▶ _GIVEN EXERCISE_
Copy out every line exactly, passing over the pictures.

▶ _SUPPLIED DATA_
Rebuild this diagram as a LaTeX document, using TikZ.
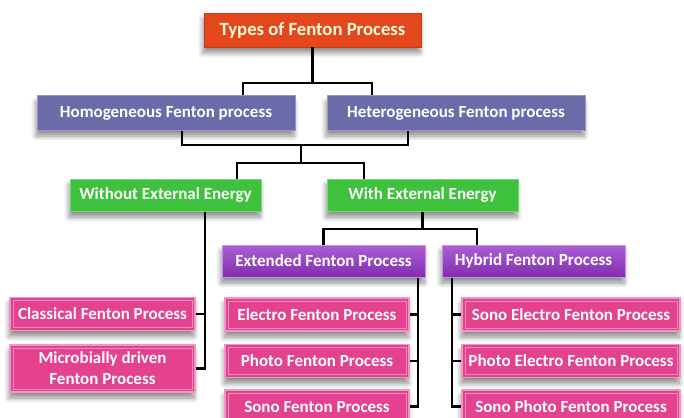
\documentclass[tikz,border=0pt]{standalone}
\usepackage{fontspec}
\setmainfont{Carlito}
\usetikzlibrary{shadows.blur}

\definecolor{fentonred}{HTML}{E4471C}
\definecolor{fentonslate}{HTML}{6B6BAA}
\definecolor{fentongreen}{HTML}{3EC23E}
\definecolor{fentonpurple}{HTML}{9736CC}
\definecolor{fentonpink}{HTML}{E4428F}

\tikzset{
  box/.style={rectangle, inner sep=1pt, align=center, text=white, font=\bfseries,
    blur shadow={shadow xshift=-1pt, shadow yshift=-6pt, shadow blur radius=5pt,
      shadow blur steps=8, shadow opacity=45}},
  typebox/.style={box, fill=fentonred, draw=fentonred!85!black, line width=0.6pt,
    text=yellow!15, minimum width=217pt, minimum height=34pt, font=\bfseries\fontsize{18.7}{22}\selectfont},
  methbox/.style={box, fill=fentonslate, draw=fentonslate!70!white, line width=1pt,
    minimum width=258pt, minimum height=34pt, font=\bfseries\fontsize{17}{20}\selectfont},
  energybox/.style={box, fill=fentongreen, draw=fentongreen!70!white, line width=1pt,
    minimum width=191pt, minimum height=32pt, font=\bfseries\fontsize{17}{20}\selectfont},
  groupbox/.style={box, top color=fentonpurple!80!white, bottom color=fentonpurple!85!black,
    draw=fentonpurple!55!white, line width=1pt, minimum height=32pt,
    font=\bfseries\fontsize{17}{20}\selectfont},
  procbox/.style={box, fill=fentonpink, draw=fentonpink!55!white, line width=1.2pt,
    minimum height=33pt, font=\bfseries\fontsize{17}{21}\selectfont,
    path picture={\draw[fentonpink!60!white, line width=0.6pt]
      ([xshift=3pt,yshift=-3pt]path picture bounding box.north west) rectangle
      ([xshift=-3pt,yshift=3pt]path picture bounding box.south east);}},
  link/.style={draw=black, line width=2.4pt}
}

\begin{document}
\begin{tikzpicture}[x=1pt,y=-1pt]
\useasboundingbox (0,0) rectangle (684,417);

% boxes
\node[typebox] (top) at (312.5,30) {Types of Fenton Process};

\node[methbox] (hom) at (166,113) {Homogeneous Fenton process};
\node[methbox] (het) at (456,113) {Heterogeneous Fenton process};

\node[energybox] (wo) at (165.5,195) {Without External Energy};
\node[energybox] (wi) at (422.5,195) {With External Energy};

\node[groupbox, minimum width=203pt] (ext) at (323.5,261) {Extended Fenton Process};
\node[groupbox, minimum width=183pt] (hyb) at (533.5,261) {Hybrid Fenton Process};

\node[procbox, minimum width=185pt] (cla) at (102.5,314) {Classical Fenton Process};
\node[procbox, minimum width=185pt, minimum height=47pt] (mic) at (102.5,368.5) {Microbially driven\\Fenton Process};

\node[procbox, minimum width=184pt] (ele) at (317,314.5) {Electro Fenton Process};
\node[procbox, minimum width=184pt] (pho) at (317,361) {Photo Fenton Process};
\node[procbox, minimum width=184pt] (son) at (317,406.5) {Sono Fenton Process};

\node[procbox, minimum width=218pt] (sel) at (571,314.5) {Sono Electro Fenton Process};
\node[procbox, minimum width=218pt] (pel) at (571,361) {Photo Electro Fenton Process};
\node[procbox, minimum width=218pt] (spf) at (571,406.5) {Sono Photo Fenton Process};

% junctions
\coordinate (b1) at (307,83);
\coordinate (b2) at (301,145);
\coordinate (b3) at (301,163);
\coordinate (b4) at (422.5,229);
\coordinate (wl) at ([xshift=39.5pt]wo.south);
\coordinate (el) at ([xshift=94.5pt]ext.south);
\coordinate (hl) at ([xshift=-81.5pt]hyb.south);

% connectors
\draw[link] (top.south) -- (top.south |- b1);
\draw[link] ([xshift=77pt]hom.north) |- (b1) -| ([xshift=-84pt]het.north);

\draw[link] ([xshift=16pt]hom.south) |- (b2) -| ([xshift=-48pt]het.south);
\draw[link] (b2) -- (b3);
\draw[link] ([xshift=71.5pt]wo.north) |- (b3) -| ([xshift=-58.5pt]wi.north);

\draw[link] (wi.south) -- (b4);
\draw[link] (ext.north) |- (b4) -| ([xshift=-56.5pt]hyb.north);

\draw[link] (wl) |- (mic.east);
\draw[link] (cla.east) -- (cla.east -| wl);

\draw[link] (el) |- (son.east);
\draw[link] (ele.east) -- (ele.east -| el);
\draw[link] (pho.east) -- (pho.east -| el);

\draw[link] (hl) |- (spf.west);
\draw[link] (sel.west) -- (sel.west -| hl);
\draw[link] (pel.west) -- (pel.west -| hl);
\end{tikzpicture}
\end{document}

▶ _WRITTEN RESPONSE_
Rebuild this diagram as a LaTeX document, using TikZ.
\documentclass[tikz,border=0pt]{standalone}
\usepackage{fontspec}
\setmainfont{Carlito}
\usetikzlibrary{shadows.blur}

\definecolor{fentonred}{HTML}{E4471C}
\definecolor{fentonslate}{HTML}{6B6BAA}
\definecolor{fentongreen}{HTML}{3EC23E}
\definecolor{fentonpurple}{HTML}{9736CC}
\definecolor{fentonpink}{HTML}{E4428F}

\tikzset{
  box/.style={rectangle, inner sep=1pt, align=center, text=white, font=\bfseries,
    blur shadow={shadow xshift=-1pt, shadow yshift=-6pt, shadow blur radius=5pt,
      shadow blur steps=8, shadow opacity=45}},
  typebox/.style={box, fill=fentonred, draw=fentonred!85!black, line width=0.6pt,
    text=yellow!15, minimum width=217pt, minimum height=34pt, font=\bfseries\fontsize{18.7}{22}\selectfont},
  methbox/.style={box, fill=fentonslate, draw=fentonslate!70!white, line width=1pt,
    minimum width=258pt, minimum height=34pt, font=\bfseries\fontsize{17}{20}\selectfont},
  energybox/.style={box, fill=fentongreen, draw=fentongreen!70!white, line width=1pt,
    minimum width=191pt, minimum height=32pt, font=\bfseries\fontsize{17}{20}\selectfont},
  groupbox/.style={box, top color=fentonpurple!80!white, bottom color=fentonpurple!85!black,
    draw=fentonpurple!55!white, line width=1pt, minimum height=32pt,
    font=\bfseries\fontsize{17}{20}\selectfont},
  procbox/.style={box, fill=fentonpink, draw=fentonpink!55!white, line width=1.2pt,
    minimum height=33pt, font=\bfseries\fontsize{17}{21}\selectfont,
    path picture={\draw[fentonpink!60!white, line width=0.6pt]
      ([xshift=3pt,yshift=-3pt]path picture bounding box.north west) rectangle
      ([xshift=-3pt,yshift=3pt]path picture bounding box.south east);}},
  link/.style={draw=black, line width=2.4pt}
}

\begin{document}
\begin{tikzpicture}[x=1pt,y=-1pt]
\useasboundingbox (0,0) rectangle (684,417);

% boxes
\node[typebox] (top) at (312.5,30) {Types of Fenton Process};

\node[methbox] (hom) at (166,113) {Homogeneous Fenton process};
\node[methbox] (het) at (456,113) {Heterogeneous Fenton process};

\node[energybox] (wo) at (165.5,195) {Without External Energy};
\node[energybox] (wi) at (422.5,195) {With External Energy};

\node[groupbox, minimum width=203pt] (ext) at (323.5,261) {Extended Fenton Process};
\node[groupbox, minimum width=183pt] (hyb) at (533.5,261) {Hybrid Fenton Process};

\node[procbox, minimum width=185pt] (cla) at (102.5,314) {Classical Fenton Process};
\node[procbox, minimum width=185pt, minimum height=47pt] (mic) at (102.5,368.5) {Microbially driven\\Fenton Process};

\node[procbox, minimum width=184pt] (ele) at (317,314.5) {Electro Fenton Process};
\node[procbox, minimum width=184pt] (pho) at (317,361) {Photo Fenton Process};
\node[procbox, minimum width=184pt] (son) at (317,406.5) {Sono Fenton Process};

\node[procbox, minimum width=218pt] (sel) at (571,314.5) {Sono Electro Fenton Process};
\node[procbox, minimum width=218pt] (pel) at (571,361) {Photo Electro Fenton Process};
\node[procbox, minimum width=218pt] (spf) at (571,406.5) {Sono Photo Fenton Process};

% junctions
\coordinate (b1) at (307,83);
\coordinate (b2) at (301,145);
\coordinate (b3) at (301,163);
\coordinate (b4) at (422.5,229);
\coordinate (wl) at ([xshift=39.5pt]wo.south);
\coordinate (el) at ([xshift=94.5pt]ext.south);
\coordinate (hl) at ([xshift=-81.5pt]hyb.south);

% connectors
\draw[link] (top.south) -- (top.south |- b1);
\draw[link] ([xshift=77pt]hom.north) |- (b1) -| ([xshift=-84pt]het.north);

\draw[link] ([xshift=16pt]hom.south) |- (b2) -| ([xshift=-48pt]het.south);
\draw[link] (b2) -- (b3);
\draw[link] ([xshift=71.5pt]wo.north) |- (b3) -| ([xshift=-58.5pt]wi.north);

\draw[link] (wi.south) -- (b4);
\draw[link] (ext.north) |- (b4) -| ([xshift=-56.5pt]hyb.north);

\draw[link] (wl) |- (mic.east);
\draw[link] (cla.east) -- (cla.east -| wl);

\draw[link] (el) |- (son.east);
\draw[link] (ele.east) -- (ele.east -| el);
\draw[link] (pho.east) -- (pho.east -| el);

\draw[link] (hl) |- (spf.west);
\draw[link] (sel.west) -- (sel.west -| hl);
\draw[link] (pel.west) -- (pel.west -| hl);
\end{tikzpicture}
\end{document}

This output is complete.